Sunday, January 30, 2011

Circling Venice, Circling New York

Along with all its other advantages, New York City offers its residents an excellent course of preparation for living in any other place in the world with a reputation for inefficiency and nightmarish bureaucracy.

My Italian relatives and friends almost can't wait to hear of the frustration stirred up in me by the Italian system. It seems like a point of pride for them: an essential element of the Italian experience--like visiting the Doge's Palace or Roman Coliseum--that they'd really hate for me to miss. They're eager to commiserate, to offer their support. I'm afraid I've disappointed them because, in fact, my experience with the Italian system hasn't been too bad.

On the contrary, I was amazed by how easily I was able to obtain my codice fiscale (tax ID), enroll Sandro and myself in the National health service and get him the one vaccine he lacked, file for a residency permit, enroll in a state language course for stranieri. At no point did I encounter long lines. Never did I feel shunted aside by some bureaucrat so flush with job security that work was the last thing he or she did while at the office.

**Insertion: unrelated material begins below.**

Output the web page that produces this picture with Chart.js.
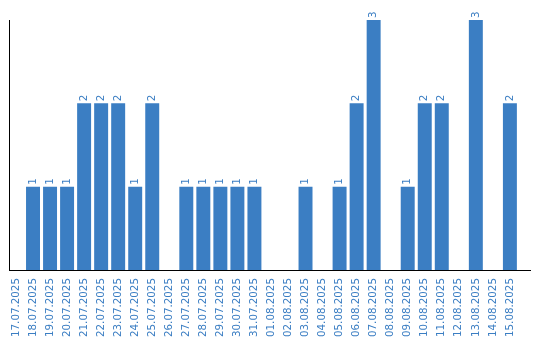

Perhaps I've been taken in by the famous charm of the Italians that writers like Beppe Severgnini warn all of us newcomers against. But charm is nothing to sneeze at in a state employee, especially when they're actually helping you. In either of the two US post offices near our apartment in Brooklyn you could almost swear that you'd been dropped into one of those old prison movies--and you were the one wearing stripes. Gray, dirty, gloomy, these are places where you do your time and the exchanges from one side of the bullet-proof glass to the other often teeter on the edge of contempt, ready to tilt into open hostility.

Of course it hasn't been entirely smooth sailing. My pursuit of a Carta di Soggiorno for my wife Jen (allowing her to stay in the country for an extended period of years) has evolved into the circular route that, according to my architect cousin, is typical of Italian public life. You begin at Office A and are immediately directed to Office B. But your matter falls outside the jurisdiction of Office B, which must direct you to Office C. At Office C you find out that had you arrived 2 months earlier they would have been able to help you, but now you must go to Office D, to which responsibility for such things has been transferred. At Office D no one knows what in the world you're talking about and after a protracted discussion among the staff it's determined that Office A is where you should be...

Maybe someone from some place other than New York City could join with my cousin and that old American spaghetti sauce commercial and exclaim, "Now that's Italian!" But I've been through similar scenarios when I attempted to obtain (unsuccessfully) a copy of my mother's Brooklyn birth certificate. When I needed to obtain a copy of our marriage certificate and have it apostilled. When I sold our 1997 Toyota Camry and needed to cancel the insurance on it.

Or perhaps--though I certainly hope not--everyone everywhere has some experience of this same dizzying route. For my recent attempt to change my American health insurance coverage followed this path as well--and the company was located in North Carolina.

Maybe this route is universal wherever one must deal with large business entities, whether public or private, and varies only by degrees or intensity from place to place, country to country.

Or maybe the only difference from place to place is people's response to this inescapable contemporary experience. Italians, with perhaps a fatalism quite foreign to most Americans, accept it as a defining part of their national experience, while Americans insist with indignity that it is a glaring anomaly, a rupture in what should be, or could be, a perfectly efficient system.  

Maybe, that is, Italians sacrifice almost all hope for improvement and gain a sense of fellowship. While Americans maintain their hope in something like perfectibility by isolating the experience--and inevitably those who undergo it--as atypical.

Each country's attitude has its advantages. Each could gain by adopting a bit of the other's.